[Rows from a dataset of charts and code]
---------------

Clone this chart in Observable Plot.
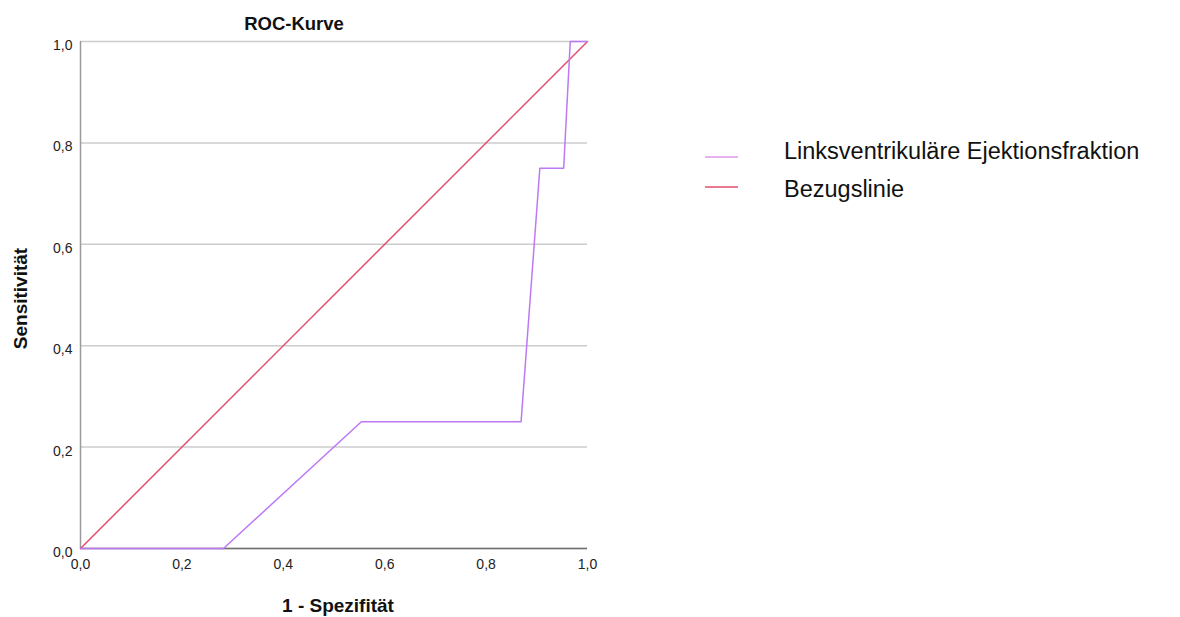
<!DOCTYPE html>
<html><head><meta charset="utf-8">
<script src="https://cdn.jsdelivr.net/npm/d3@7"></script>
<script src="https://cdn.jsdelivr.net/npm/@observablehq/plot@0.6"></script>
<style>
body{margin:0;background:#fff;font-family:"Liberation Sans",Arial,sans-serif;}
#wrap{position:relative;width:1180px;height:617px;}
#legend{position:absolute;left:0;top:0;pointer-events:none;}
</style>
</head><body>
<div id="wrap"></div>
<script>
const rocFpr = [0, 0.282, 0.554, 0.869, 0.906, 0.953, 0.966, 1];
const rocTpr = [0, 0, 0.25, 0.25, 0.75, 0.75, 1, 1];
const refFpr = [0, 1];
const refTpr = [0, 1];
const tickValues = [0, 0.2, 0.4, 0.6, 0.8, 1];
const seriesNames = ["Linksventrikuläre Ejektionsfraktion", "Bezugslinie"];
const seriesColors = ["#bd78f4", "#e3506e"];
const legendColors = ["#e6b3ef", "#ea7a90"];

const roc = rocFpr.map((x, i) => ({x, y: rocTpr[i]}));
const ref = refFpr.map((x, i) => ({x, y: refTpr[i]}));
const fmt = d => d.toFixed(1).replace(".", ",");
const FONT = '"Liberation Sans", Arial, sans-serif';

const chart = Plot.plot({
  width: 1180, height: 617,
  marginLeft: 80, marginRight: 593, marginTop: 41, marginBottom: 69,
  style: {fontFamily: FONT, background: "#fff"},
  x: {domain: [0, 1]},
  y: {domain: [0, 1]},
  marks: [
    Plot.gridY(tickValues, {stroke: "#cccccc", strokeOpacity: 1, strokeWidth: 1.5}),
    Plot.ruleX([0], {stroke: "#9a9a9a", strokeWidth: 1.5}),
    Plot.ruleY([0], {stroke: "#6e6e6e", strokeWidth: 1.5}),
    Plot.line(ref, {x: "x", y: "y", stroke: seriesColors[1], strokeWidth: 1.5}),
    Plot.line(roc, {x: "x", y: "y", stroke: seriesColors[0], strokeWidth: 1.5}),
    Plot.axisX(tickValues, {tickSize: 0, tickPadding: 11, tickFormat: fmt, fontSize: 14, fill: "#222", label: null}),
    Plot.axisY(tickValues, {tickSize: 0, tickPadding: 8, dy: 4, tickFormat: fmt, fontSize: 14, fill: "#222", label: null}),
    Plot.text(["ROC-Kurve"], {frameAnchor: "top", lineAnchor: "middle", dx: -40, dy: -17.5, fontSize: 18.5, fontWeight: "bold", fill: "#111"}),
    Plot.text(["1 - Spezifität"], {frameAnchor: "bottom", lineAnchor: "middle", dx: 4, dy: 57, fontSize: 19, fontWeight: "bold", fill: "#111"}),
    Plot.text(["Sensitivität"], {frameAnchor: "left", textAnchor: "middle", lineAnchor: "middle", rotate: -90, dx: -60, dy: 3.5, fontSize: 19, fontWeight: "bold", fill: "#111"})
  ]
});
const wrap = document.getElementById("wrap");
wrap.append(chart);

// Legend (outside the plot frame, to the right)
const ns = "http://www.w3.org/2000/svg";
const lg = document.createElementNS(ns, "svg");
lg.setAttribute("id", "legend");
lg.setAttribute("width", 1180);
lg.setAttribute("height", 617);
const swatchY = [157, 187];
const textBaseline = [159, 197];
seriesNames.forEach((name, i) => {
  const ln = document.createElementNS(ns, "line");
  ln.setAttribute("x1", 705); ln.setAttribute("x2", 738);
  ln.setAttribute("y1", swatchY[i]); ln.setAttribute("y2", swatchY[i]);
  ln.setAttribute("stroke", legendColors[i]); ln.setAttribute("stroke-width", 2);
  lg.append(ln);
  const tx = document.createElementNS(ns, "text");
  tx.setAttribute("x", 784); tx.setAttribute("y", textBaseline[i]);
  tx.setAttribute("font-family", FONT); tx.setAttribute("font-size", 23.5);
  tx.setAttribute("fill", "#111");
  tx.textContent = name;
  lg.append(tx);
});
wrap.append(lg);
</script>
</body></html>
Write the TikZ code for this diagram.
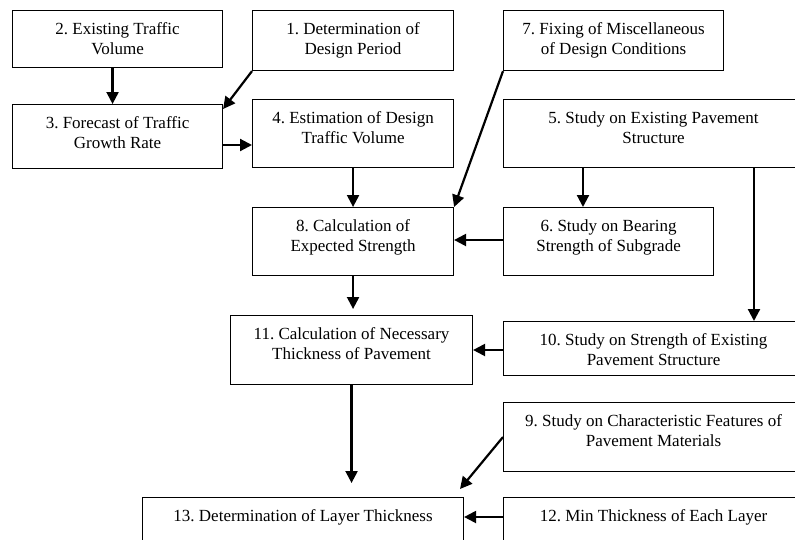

---------------

DO THIS: Pictures stay out of the copy; please restate every record above exactly.

COMPLETE RESPONSE:
Clone this chart in Observable Plot.
<!DOCTYPE html>
<html><head><meta charset="utf-8">
<script src="https://cdn.jsdelivr.net/npm/d3@7"></script>
<script src="https://cdn.jsdelivr.net/npm/@observablehq/plot@0.6"></script>
<style>
body{margin:0;background:#fff;font-family:"Liberation Sans",Arial,sans-serif;}
#wrap{position:relative;width:1180px;height:617px;}
#legend{position:absolute;left:0;top:0;pointer-events:none;}
</style>
</head><body>
<div id="wrap"></div>
<script>
const rocFpr = [0, 0.282, 0.554, 0.869, 0.906, 0.953, 0.966, 1];
const rocTpr = [0, 0, 0.25, 0.25, 0.75, 0.75, 1, 1];
const refFpr = [0, 1];
const refTpr = [0, 1];
const tickValues = [0, 0.2, 0.4, 0.6, 0.8, 1];
const seriesNames = ["Linksventrikuläre Ejektionsfraktion", "Bezugslinie"];
const seriesColors = ["#bd78f4", "#e3506e"];
const legendColors = ["#e6b3ef", "#ea7a90"];

const roc = rocFpr.map((x, i) => ({x, y: rocTpr[i]}));
const ref = refFpr.map((x, i) => ({x, y: refTpr[i]}));
const fmt = d => d.toFixed(1).replace(".", ",");
const FONT = '"Liberation Sans", Arial, sans-serif';

const chart = Plot.plot({
  width: 1180, height: 617,
  marginLeft: 80, marginRight: 593, marginTop: 41, marginBottom: 69,
  style: {fontFamily: FONT, background: "#fff"},
  x: {domain: [0, 1]},
  y: {domain: [0, 1]},
  marks: [
    Plot.gridY(tickValues, {stroke: "#cccccc", strokeOpacity: 1, strokeWidth: 1.5}),
    Plot.ruleX([0], {stroke: "#9a9a9a", strokeWidth: 1.5}),
    Plot.ruleY([0], {stroke: "#6e6e6e", strokeWidth: 1.5}),
    Plot.line(ref, {x: "x", y: "y", stroke: seriesColors[1], strokeWidth: 1.5}),
    Plot.line(roc, {x: "x", y: "y", stroke: seriesColors[0], strokeWidth: 1.5}),
    Plot.axisX(tickValues, {tickSize: 0, tickPadding: 11, tickFormat: fmt, fontSize: 14, fill: "#222", label: null}),
    Plot.axisY(tickValues, {tickSize: 0, tickPadding: 8, dy: 4, tickFormat: fmt, fontSize: 14, fill: "#222", label: null}),
    Plot.text(["ROC-Kurve"], {frameAnchor: "top", lineAnchor: "middle", dx: -40, dy: -17.5, fontSize: 18.5, fontWeight: "bold", fill: "#111"}),
    Plot.text(["1 - Spezifität"], {frameAnchor: "bottom", lineAnchor: "middle", dx: 4, dy: 57, fontSize: 19, fontWeight: "bold", fill: "#111"}),
    Plot.text(["Sensitivität"], {frameAnchor: "left", textAnchor: "middle", lineAnchor: "middle", rotate: -90, dx: -60, dy: 3.5, fontSize: 19, fontWeight: "bold", fill: "#111"})
  ]
});
const wrap = document.getElementById("wrap");
wrap.append(chart);

// Legend (outside the plot frame, to the right)
const ns = "http://www.w3.org/2000/svg";
const lg = document.createElementNS(ns, "svg");
lg.setAttribute("id", "legend");
lg.setAttribute("width", 1180);
lg.setAttribute("height", 617);
const swatchY = [157, 187];
const textBaseline = [159, 197];
seriesNames.forEach((name, i) => {
  const ln = document.createElementNS(ns, "line");
  ln.setAttribute("x1", 705); ln.setAttribute("x2", 738);
  ln.setAttribute("y1", swatchY[i]); ln.setAttribute("y2", swatchY[i]);
  ln.setAttribute("stroke", legendColors[i]); ln.setAttribute("stroke-width", 2);
  lg.append(ln);
  const tx = document.createElementNS(ns, "text");
  tx.setAttribute("x", 784); tx.setAttribute("y", textBaseline[i]);
  tx.setAttribute("font-family", FONT); tx.setAttribute("font-size", 23.5);
  tx.setAttribute("fill", "#111");
  tx.textContent = name;
  lg.append(tx);
});
wrap.append(lg);
</script>
</body></html>
Write the TikZ code for this diagram.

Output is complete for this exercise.